→ WRITTEN EXERCISE
Everything from the first line down to the line containing "const tickValues = [0, 0.2, 0.4, 0.6, 0.8, 1.0];" is to be retyped exactly, both ends included, with pictures left out.
══ ENTRIES SUPPLIED ══
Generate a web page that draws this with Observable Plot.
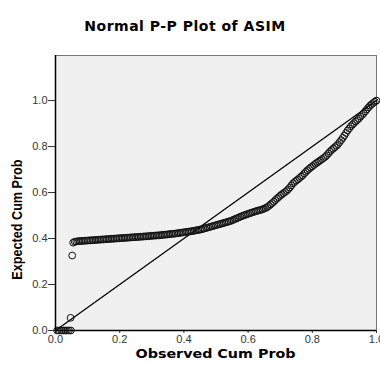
<!DOCTYPE html>
<html>
<head>
<meta charset="utf-8">
<script src="https://cdn.jsdelivr.net/npm/d3@7"></script>
<script src="https://cdn.jsdelivr.net/npm/@observablehq/plot@0.6"></script>
<style>
  html, body { margin: 0; padding: 0; background: #fff; width: 380px; height: 365px; overflow: hidden; }
  #wrap { position: relative; width: 380px; height: 365px; }
  #title { position: absolute; left: 0; width: 370px; top: 18px; text-align: center; letter-spacing: 0.5px;
           font: bold 14px "DejaVu Sans", sans-serif; color: #000; }
  #chart { position: absolute; left: 0; top: 40px; }
</style>
</head>
<body>
<div id="wrap">
  <div id="title"></div>
  <div id="chart"></div>
</div>
<script>
const titleText = "Normal P-P Plot of ASIM";
const xLabel = "Observed Cum Prob";
const yLabel = "Expected Cum Prob";
const tickValues = [0, 0.2, 0.4, 0.6, 0.8, 1.0];

// Observed cumulative probabilities
const observed = [
  0.005, 0.012, 0.018, 0.024, 0.030, 0.036, 0.042, 0.048, 0.047, 0.052,
  0.055, 0.060, 0.065, 0.070, 0.075, 0.080, 0.085, 0.090, 0.095, 0.100,
  0.105, 0.110, 0.115, 0.120, 0.125, 0.130, 0.135, 0.140, 0.145, 0.150,
  0.155, 0.160, 0.165, 0.170, 0.175, 0.180, 0.185, 0.190, 0.195, 0.200,
  0.205, 0.210, 0.215, 0.220, 0.225, 0.230, 0.235, 0.240, 0.245, 0.250,
  0.255, 0.260, 0.265, 0.270, 0.275, 0.280, 0.285, 0.290, 0.295, 0.300,
  0.305, 0.310, 0.315, 0.320, 0.325, 0.330, 0.335, 0.340, 0.345, 0.350,
  0.355, 0.360, 0.365, 0.370, 0.375, 0.380, 0.385, 0.390, 0.395, 0.400,
  0.405, 0.410, 0.415, 0.420, 0.425, 0.430, 0.435, 0.440, 0.445, 0.450,
  0.455, 0.460, 0.465, 0.470, 0.475, 0.480, 0.485, 0.490, 0.495, 0.500,
  0.505, 0.510, 0.515, 0.520, 0.525, 0.530, 0.535, 0.540, 0.545, 0.550,
  0.555, 0.560, 0.565, 0.570, 0.575, 0.580, 0.585, 0.590, 0.595, 0.600,
  0.605, 0.610, 0.615, 0.620, 0.625, 0.630, 0.635, 0.640, 0.645, 0.650,
  0.655, 0.660, 0.665, 0.670, 0.675, 0.680, 0.685, 0.690, 0.695, 0.700,
  0.705, 0.710, 0.715, 0.720, 0.725, 0.730, 0.735, 0.740, 0.745, 0.750,
  0.755, 0.760, 0.765, 0.770, 0.775, 0.780, 0.785, 0.790, 0.795, 0.800,
  0.805, 0.810, 0.815, 0.820, 0.825, 0.830, 0.835, 0.840, 0.845, 0.850,
  0.855, 0.860, 0.865, 0.870, 0.875, 0.880, 0.885, 0.890, 0.895, 0.900,
  0.905, 0.910, 0.915, 0.920, 0.925, 0.930, 0.935, 0.940, 0.945, 0.950,
  0.955, 0.960, 0.965, 0.970, 0.975, 0.980, 0.985, 0.990, 0.995, 1.000
];
// Expected cumulative probabilities
const expected = [
  0.000, 0.000, 0.000, 0.000, 0.000, 0.000, 0.000, 0.000, 0.055, 0.326,
  0.382, 0.386, 0.387, 0.388, 0.389, 0.389, 0.390, 0.390, 0.391, 0.391,
  0.392, 0.392, 0.393, 0.393, 0.394, 0.394, 0.395, 0.395, 0.396, 0.396,
  0.397, 0.397, 0.398, 0.398, 0.399, 0.399, 0.400, 0.400, 0.401, 0.401,
  0.402, 0.402, 0.403, 0.403, 0.404, 0.404, 0.405, 0.405, 0.406, 0.406,
  0.407, 0.407, 0.408, 0.408, 0.409, 0.409, 0.410, 0.410, 0.411, 0.412,
  0.412, 0.413, 0.413, 0.414, 0.414, 0.415, 0.416, 0.417, 0.417, 0.418,
  0.419, 0.420, 0.420, 0.421, 0.422, 0.423, 0.424, 0.425, 0.426, 0.427,
  0.428, 0.429, 0.430, 0.431, 0.432, 0.433, 0.435, 0.436, 0.437, 0.439,
  0.440, 0.442, 0.444, 0.446, 0.448, 0.450, 0.452, 0.454, 0.456, 0.458,
  0.460, 0.462, 0.464, 0.466, 0.468, 0.470, 0.472, 0.474, 0.476, 0.479,
  0.482, 0.485, 0.488, 0.491, 0.494, 0.497, 0.500, 0.502, 0.505, 0.507,
  0.510, 0.512, 0.514, 0.517, 0.519, 0.521, 0.523, 0.525, 0.527, 0.530,
  0.533, 0.537, 0.542, 0.548, 0.554, 0.560, 0.567, 0.574, 0.580, 0.586,
  0.592, 0.597, 0.602, 0.607, 0.614, 0.622, 0.631, 0.640, 0.646, 0.652,
  0.657, 0.663, 0.669, 0.675, 0.683, 0.690, 0.697, 0.703, 0.709, 0.714,
  0.720, 0.725, 0.730, 0.735, 0.740, 0.745, 0.750, 0.755, 0.762, 0.770,
  0.778, 0.785, 0.791, 0.797, 0.803, 0.810, 0.819, 0.828, 0.838, 0.848,
  0.859, 0.870, 0.879, 0.888, 0.895, 0.902, 0.909, 0.915, 0.922, 0.930,
  0.937, 0.945, 0.953, 0.962, 0.970, 0.978, 0.984, 0.990, 0.995, 1.000
];
const refLine = [0, 1];

const points = observed.map((x, i) => ({x, y: expected[i]}));
const diag = refLine.map(v => ({x: v, y: v}));

const chart = Plot.plot({
  width: 380,
  height: 325,
  marginLeft: 55,
  marginRight: 4,
  marginTop: 15,
  marginBottom: 35,
  style: {background: "transparent", fontFamily: "'Liberation Sans', Arial, sans-serif"},
  x: {domain: [0, 1]},
  y: {domain: [0, 1.196]},
  marks: [
    Plot.frame({fill: "#f0f0f0", stroke: "#777", strokeWidth: 1}),
    Plot.axisX({ticks: tickValues, tickFormat: d3.format(".1f"), tickSize: 3, tickPadding: 2,
                fontSize: 11, color: "#333", label: null}),
    Plot.axisY({ticks: tickValues, tickFormat: d3.format(".1f"), tickSize: 7, tickPadding: 1,
                fontSize: 11, color: "#333", label: null}),
    Plot.ruleX([0], {stroke: "#000", strokeWidth: 1.5}),
    Plot.ruleY([0], {stroke: "#000", strokeWidth: 1.5}),
    Plot.line(diag, {x: "x", y: "y", stroke: "#000", strokeWidth: 1.3}),
    Plot.dot(points, {x: "x", y: "y", r: 3.4, stroke: "#111", strokeWidth: 1, fill: "none"})
  ]
});
document.getElementById("chart").appendChild(chart);
document.getElementById("title").textContent = titleText;

// axis titles, positioned through the chart's own scales
const sx = chart.scale("x"), sy = chart.scale("y");
const svg = d3.select(chart);
svg.append("text")
  .attr("x", sx.apply(0.5)).attr("y", 314)
  .attr("text-anchor", "middle").attr("dominant-baseline", "middle")
  .attr("font-family", "'DejaVu Sans', sans-serif").attr("font-size", 12.5).attr("font-weight", "bold")
  .attr("textLength", 160).attr("lengthAdjust", "spacingAndGlyphs").attr("fill", "#000")
  .text(xLabel);
svg.append("text")
  .attr("transform", `translate(18,${sy.apply(0.48)}) rotate(-90)`)
  .attr("text-anchor", "middle").attr("dominant-baseline", "middle")
  .attr("font-family", "'Liberation Sans', sans-serif").attr("font-size", 14).attr("font-weight", "bold")
  .attr("textLength", 120).attr("lengthAdjust", "spacingAndGlyphs").attr("fill", "#000")
  .text(yLabel);
</script>
</body>
</html>
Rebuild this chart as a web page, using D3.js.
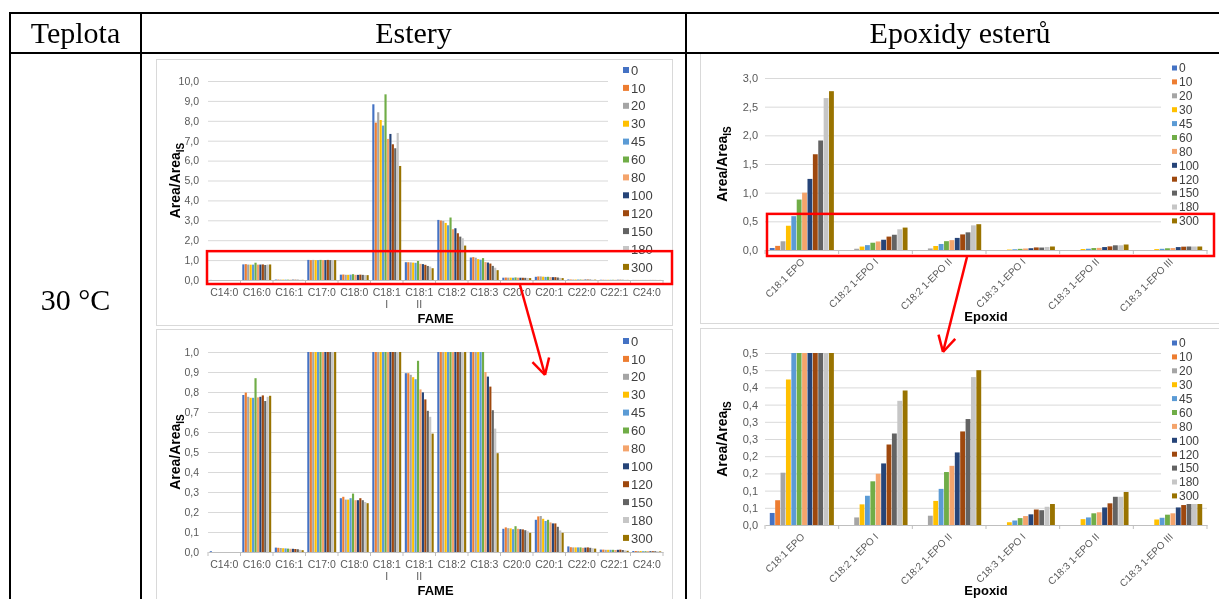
<!DOCTYPE html>
<html>
<head>
<meta charset="utf-8">
<script src="https://cdn.jsdelivr.net/npm/d3@7"></script>
<style>
body { margin: 0; background: #fff; }
svg { display: block; font-family: Arial, "Liberation Sans", sans-serif; will-change: transform; }
</style>
</head>
<body>
<script>
// reaction time series (min)
var seriesNames = ['0', '10', '20', '30', '45', '60', '80', '100', '120', '150', '180', '300'];
var seriesColors = ['#4472c4', '#ed7d31', '#a5a5a5', '#ffc000', '#5b9bd5', '#70ad47',
	'#f4a46c', '#264478', '#9e480e', '#636363', '#c6c6c6', '#997300'];

// FAME, Area/Area_IS, one array per category (series order as above)
var fameCategories = ['C14:0', 'C16:0', 'C16:1', 'C17:0', 'C18:0', 'C18:1 I', 'C18:1 II',
	'C18:2', 'C18:3', 'C20:0', 'C20:1', 'C22:0', 'C22:1', 'C24:0'];
var c14_0 = [0.004, 0, 0, 0, 0, 0, 0, 0, 0, 0, 0, 0];
var c16_0 = [0.785, 0.797, 0.776, 0.771, 0.771, 0.869, 0.773, 0.776, 0.783, 0.755, 0.776, 0.781];
var c16_1 = [0.022, 0.021, 0.020, 0.019, 0.018, 0.017, 0.016, 0.016, 0.015, 0.014, 0.011, 0.009];
var c17_0 = [1.01, 1.00, 1.01, 1.00, 1.00, 1.01, 1.00, 1.00, 1.01, 1.00, 1.00, 1.00];
var c18_0 = [0.269, 0.276, 0.262, 0.262, 0.269, 0.292, 0.259, 0.259, 0.269, 0.259, 0.250, 0.244];
var c18_1a = [8.83, 7.91, 8.43, 8.04, 7.76, 9.33, 7.09, 7.34, 6.82, 6.62, 7.39, 5.73];
var c18_1b = [0.894, 0.894, 0.886, 0.874, 0.864, 0.956, 0.813, 0.798, 0.763, 0.706, 0.676, 0.592];
var c18_2 = [3.02, 2.99, 2.97, 2.87, 2.75, 3.14, 2.55, 2.60, 2.35, 2.18, 2.10, 1.73];
var c18_3 = [1.13, 1.15, 1.12, 1.05, 1.02, 1.10, 0.90, 0.877, 0.827, 0.709, 0.617, 0.494];
var c20_0 = [0.116, 0.123, 0.119, 0.118, 0.114, 0.129, 0.116, 0.114, 0.113, 0.109, 0.104, 0.096];
var c20_1 = [0.161, 0.178, 0.180, 0.166, 0.155, 0.161, 0.148, 0.143, 0.143, 0.126, 0.108, 0.096];
var c22_0 = [0.028, 0.024, 0.023, 0.023, 0.023, 0.023, 0.021, 0.022, 0.023, 0.021, 0.019, 0.017];
var c22_1 = [0.012, 0.012, 0.011, 0.011, 0.011, 0.011, 0.010, 0.011, 0.012, 0.010, 0.008, 0.006];
var c24_0 = [0.005, 0.005, 0.005, 0.005, 0.004, 0.004, 0.004, 0.004, 0.004, 0.004, 0.003, 0.003];
var fameValues = [c14_0, c16_0, c16_1, c17_0, c18_0, c18_1a, c18_1b, c18_2, c18_3, c20_0, c20_1, c22_0, c22_1, c24_0];

// epoxides of the esters
var epoCategories = ['C18:1 EPO', 'C18:2 1-EPO I', 'C18:2 1-EPO II', 'C18:3 1-EPO I', 'C18:3 1-EPO II', 'C18:3 1-EPO III'];
var epo18_1 = [0.035, 0.072, 0.152, 0.423, 0.59, 0.88, 1.00, 1.24, 1.67, 1.91, 2.65, 2.77];
var epo18_2a = [0, 0, 0.022, 0.060, 0.085, 0.127, 0.149, 0.179, 0.234, 0.266, 0.361, 0.391];
var epo18_2b = [0, 0, 0.027, 0.070, 0.105, 0.154, 0.172, 0.211, 0.272, 0.308, 0.430, 0.450];
var epo18_3a = [0, 0, 0, 0.008, 0.013, 0.020, 0.026, 0.031, 0.045, 0.043, 0.053, 0.061];
var epo18_3b = [0, 0, 0, 0.017, 0.022, 0.034, 0.037, 0.051, 0.063, 0.082, 0.082, 0.096];
var epo18_3c = [0, 0, 0, 0.016, 0.021, 0.030, 0.034, 0.051, 0.058, 0.061, 0.061, 0.061];
var epoValues = [epo18_1, epo18_2a, epo18_2b, epo18_3a, epo18_3b, epo18_3c];

// axis ticks and their labels
var esterTicks = [0, 1, 2, 3, 4, 5, 6, 7, 8, 9, 10];
var esterTickLabels = ['0,0', '1,0', '2,0', '3,0', '4,0', '5,0', '6,0', '7,0', '8,0', '9,0', '10,0'];
var esterZoomTicks = [0, 0.1, 0.2, 0.3, 0.4, 0.5, 0.6, 0.7, 0.8, 0.9, 1.0];
var esterZoomTickLabels = ['0,0', '0,1', '0,2', '0,3', '0,4', '0,5', '0,6', '0,7', '0,8', '0,9', '1,0'];
var epoTicks = [0, 0.5, 1, 1.5, 2, 2.5, 3];
var epoTickLabels = ['0,0', '0,5', '1,0', '1,5', '2,0', '2,5', '3,0'];
var epoZoomTicks = [0, 0.05, 0.1, 0.15, 0.2, 0.25, 0.3, 0.35, 0.4, 0.45, 0.5];
var epoZoomTickLabels = ['0,0', '0,1', '0,1', '0,2', '0,2', '0,3', '0,3', '0,4', '0,4', '0,5', '0,5'];

var W = 1219, H = 599;
var svg = d3.select('body').append('svg').attr('width', W).attr('height', H);
svg.append('rect').attr('width', W).attr('height', H).attr('fill', '#fff');

// chart panel frames
var frames = [[156, 59, 516, 266], [156, 329, 516, 300], [700, 53, 600, 270], [700, 328, 600, 300]];
frames.forEach(function(f) {
	svg.append('rect').attr('x', f[0] + 0.5).attr('y', f[1] + 0.5).attr('width', f[2]).attr('height', f[3])
		.attr('fill', '#fff').attr('stroke', '#d9d9d9');
});

function drawPanel(o) {
	var g = svg.append('g');
	var x0 = d3.scaleBand().domain(o.categories).range([o.left, o.right])
		.paddingInner(o.pad).paddingOuter(o.pad / 2);
	var x1 = d3.scaleBand().domain(seriesNames).range([0, x0.bandwidth()]).paddingInner(o.barGap);
	var y = d3.scaleLinear().domain([0, o.yMax]).range([o.bottom, o.top]).clamp(true);

	// gridlines
	g.append('g')
		.attr('transform', 'translate(' + o.left + ',0)')
		.call(d3.axisLeft(y).tickValues(o.ticks.slice(1)).tickSize(-(o.right - o.left)).tickFormat(''))
		.call(function(s) {
			s.select('.domain').remove();
			s.selectAll('line').attr('stroke', '#d9d9d9');
		});

	// y labels
	g.append('g')
		.attr('transform', 'translate(' + o.left + ',0)')
		.call(d3.axisLeft(y).tickValues(o.ticks).tickSize(0).tickPadding(o.yPad)
			.tickFormat(function(d, i) { return o.tickLabels[i]; }))
		.call(function(s) {
			s.select('.domain').remove();
			s.selectAll('text').attr('fill', '#595959').style('font-size', o.tickFont + 'px')
				.style('font-family', 'Arial, "Liberation Sans", sans-serif');
		});

	// bars
	var groups = g.append('g').selectAll('g')
		.data(o.values)
		.join('g')
			.attr('transform', function(d, i) { return 'translate(' + x0(o.categories[i]) + ',0)'; });
	groups.selectAll('rect')
		.data(function(d) { return d; })
		.join('rect')
			.attr('x', function(d, i) { return x1(seriesNames[i]); })
			.attr('width', x1.bandwidth())
			.attr('y', function(d) { return y(d); })
			.attr('height', function(d) { return y(0) - y(d); })
			.attr('fill', function(d, i) { return seriesColors[i]; });

	// category axis (Excel style ticks between categories)
	var xAxis = g.append('g')
		.attr('transform', 'translate(0,' + o.bottom + ')')
		.call(d3.axisBottom(x0).tickSize(0).tickPadding(o.xPad))
		.call(function(s) {
			s.select('.domain').attr('stroke', '#bfbfbf');
			s.selectAll('text').attr('fill', '#595959').style('font-size', o.xFont + 'px')
				.style('font-family', 'Arial, "Liberation Sans", sans-serif');
		});
	var step = x0.step();
	d3.range(o.categories.length + 1).forEach(function(i) {
		var bx = o.left + i * step;
		xAxis.append('line').attr('x1', bx).attr('x2', bx).attr('y1', 0).attr('y2', 4).attr('stroke', '#bfbfbf');
	});

	if (o.rotate) {
		xAxis.selectAll('.tick text')
			.attr('text-anchor', 'end')
			.attr('y', 0)
			.attr('dy', '0.35em')
			.attr('transform', 'translate(1,' + o.xPad + ') rotate(-45)');
	} else {
		xAxis.selectAll('.tick text').each(function(d) {
			var parts = d.split(' ');
			var t = d3.select(this).text(parts[0]);
			if (parts.length > 1) {
				t.append('tspan').attr('x', 0).attr('dy', '1.1em').attr('fill', '#595959').text(parts[1]);
			}
		});
	}

	// legend box over plot area
	g.append('rect').attr('x', o.legendBox[0]).attr('y', o.legendBox[1])
		.attr('width', o.legendBox[2]).attr('height', o.legendBox[3]).attr('fill', '#fff');
	var lg = g.append('g').selectAll('g')
		.data(seriesNames)
		.join('g')
			.attr('transform', function(d, i) { return 'translate(' + o.legendX + ',' + (o.legendY + i * o.legendStep) + ')'; });
	lg.append('rect')
		.attr('x', 0).attr('y', -o.legendSize / 2)
		.attr('width', o.legendSize).attr('height', o.legendSize)
		.attr('fill', function(d, i) { return seriesColors[i]; });
	lg.append('text')
		.attr('x', o.legendSize + 2).attr('dy', '0.36em')
		.style('font-size', o.legendFont + 'px').attr('fill', '#404040')
		.text(function(d) { return d; });

	// axis titles
	var yt = g.append('text')
		.attr('transform', 'translate(' + o.yTitleX + ',' + ((o.top + o.bottom) / 2) + ') rotate(-90)')
		.attr('text-anchor', 'middle')
		.style('font-size', '14px').style('font-weight', 'bold').attr('fill', '#000');
	yt.append('tspan').text('Area/Area');
	yt.append('tspan').attr('dy', 4).style('font-size', '10px').text('IS');

	g.append('text')
		.attr('x', (o.left + o.right) / 2).attr('y', o.xTitleY)
		.attr('text-anchor', 'middle')
		.style('font-size', '13px').style('font-weight', 'bold').attr('fill', '#000')
		.text(o.xTitle);

	return { x: x0, y: y };
}

var leftOpts = {
	categories: fameCategories, values: fameValues,
	left: 208, right: 663, pad: 0.11, barGap: 0.12,
	yPad: 9, tickFont: 10.5, xFont: 10.5, xPad: 9, rotate: false,
	legendX: 623, legendSize: 6, legendStep: 17.9, legendFont: 13,
	yTitleX: 180, xTitle: 'FAME'
};
var rightOpts = {
	categories: epoCategories, values: epoValues,
	left: 765, right: 1207, pad: 0.13, barGap: 0.1,
	yPad: 7, tickFont: 11, xFont: 10, xPad: 10, rotate: true,
	legendX: 1172, legendSize: 5, legendStep: 13.9, legendFont: 12,
	yTitleX: 727, xTitle: 'Epoxid'
};

var tl = drawPanel(Object.assign({}, leftOpts, {
	top: 81, bottom: 280, yMax: 10, ticks: esterTicks, tickLabels: esterTickLabels,
	legendY: 70, legendBox: [608, 61, 63, 214], xTitleY: 323
}));
var bl = drawPanel(Object.assign({}, leftOpts, {
	top: 352, bottom: 552, yMax: 1, ticks: esterZoomTicks, tickLabels: esterZoomTickLabels,
	legendY: 341, legendBox: [608, 331, 63, 216], xTitleY: 595
}));
var tr = drawPanel(Object.assign({}, rightOpts, {
	top: 78, bottom: 250, yMax: 3, ticks: epoTicks, tickLabels: epoTickLabels,
	legendY: 68, legendBox: [1161, 60, 58, 168], xTitleY: 321
}));
var br = drawPanel(Object.assign({}, rightOpts, {
	top: 353, bottom: 525, yMax: 0.5, ticks: epoZoomTicks, tickLabels: epoZoomTickLabels,
	legendY: 343, legendBox: [1161, 335, 58, 168], xTitleY: 595
}));

// red annotations: zoomed region and arrows
var red = svg.append('g').attr('fill', 'none').attr('stroke', '#ff0000').attr('stroke-width', 2.5);
red.append('rect').attr('x', 207).attr('y', tl.y(1.45)).attr('width', 465).attr('height', tl.y(0) + 4 - tl.y(1.45));
red.append('rect').attr('x', 767).attr('y', tr.y(0.63)).attr('width', 447).attr('height', tr.y(0) + 6 - tr.y(0.63));

function arrow(x1, y1, x2, y2) {
	red.append('line').attr('x1', x1).attr('y1', y1).attr('x2', x2).attr('y2', y2);
	var a = Math.atan2(y1 - y2, x1 - x2);
	[-0.5, 0.5].forEach(function(da) {
		red.append('line').attr('x1', x2).attr('y1', y2)
			.attr('x2', x2 + 18 * Math.cos(a + da)).attr('y2', y2 + 18 * Math.sin(a + da));
	});
}
arrow(520, 285, 545, 375);
arrow(967, 257, 943, 352);

// table grid
var grid = svg.append('g').attr('stroke', '#000').attr('stroke-width', 2);
grid.append('line').attr('x1', 10).attr('x2', W).attr('y1', 13).attr('y2', 13);
grid.append('line').attr('x1', 10).attr('x2', W).attr('y1', 53).attr('y2', 53);
[10, 141, 686].forEach(function(x) {
	grid.append('line').attr('x1', x).attr('x2', x).attr('y1', 12).attr('y2', H);
});

var serif = '"Liberation Serif", "Times New Roman", serif';
var heads = [['Teplota', 75.5, 43], ['Estery', 413.5, 43], ['Epoxidy esterů', 960, 43], ['30 °C', 75.5, 310]];
heads.forEach(function(h) {
	svg.append('text').attr('x', h[1]).attr('y', h[2]).attr('text-anchor', 'middle')
		.style('font-family', serif).style('font-size', '30px').attr('fill', '#000').text(h[0]);
});
</script>
</body>
</html>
═══
→ TASK SOLUTION
Generate a web page that draws this with Observable Plot.
<!DOCTYPE html>
<html>
<head>
<meta charset="utf-8">
<script src="https://cdn.jsdelivr.net/npm/d3@7"></script>
<script src="https://cdn.jsdelivr.net/npm/@observablehq/plot@0.6"></script>
<style>
  html, body { margin: 0; padding: 0; background: #fff; width: 380px; height: 365px; overflow: hidden; }
  #wrap { position: relative; width: 380px; height: 365px; }
  #title { position: absolute; left: 0; width: 370px; top: 18px; text-align: center; letter-spacing: 0.5px;
           font: bold 14px "DejaVu Sans", sans-serif; color: #000; }
  #chart { position: absolute; left: 0; top: 40px; }
</style>
</head>
<body>
<div id="wrap">
  <div id="title"></div>
  <div id="chart"></div>
</div>
<script>
const titleText = "Normal P-P Plot of ASIM";
const xLabel = "Observed Cum Prob";
const yLabel = "Expected Cum Prob";
const tickValues = [0, 0.2, 0.4, 0.6, 0.8, 1.0];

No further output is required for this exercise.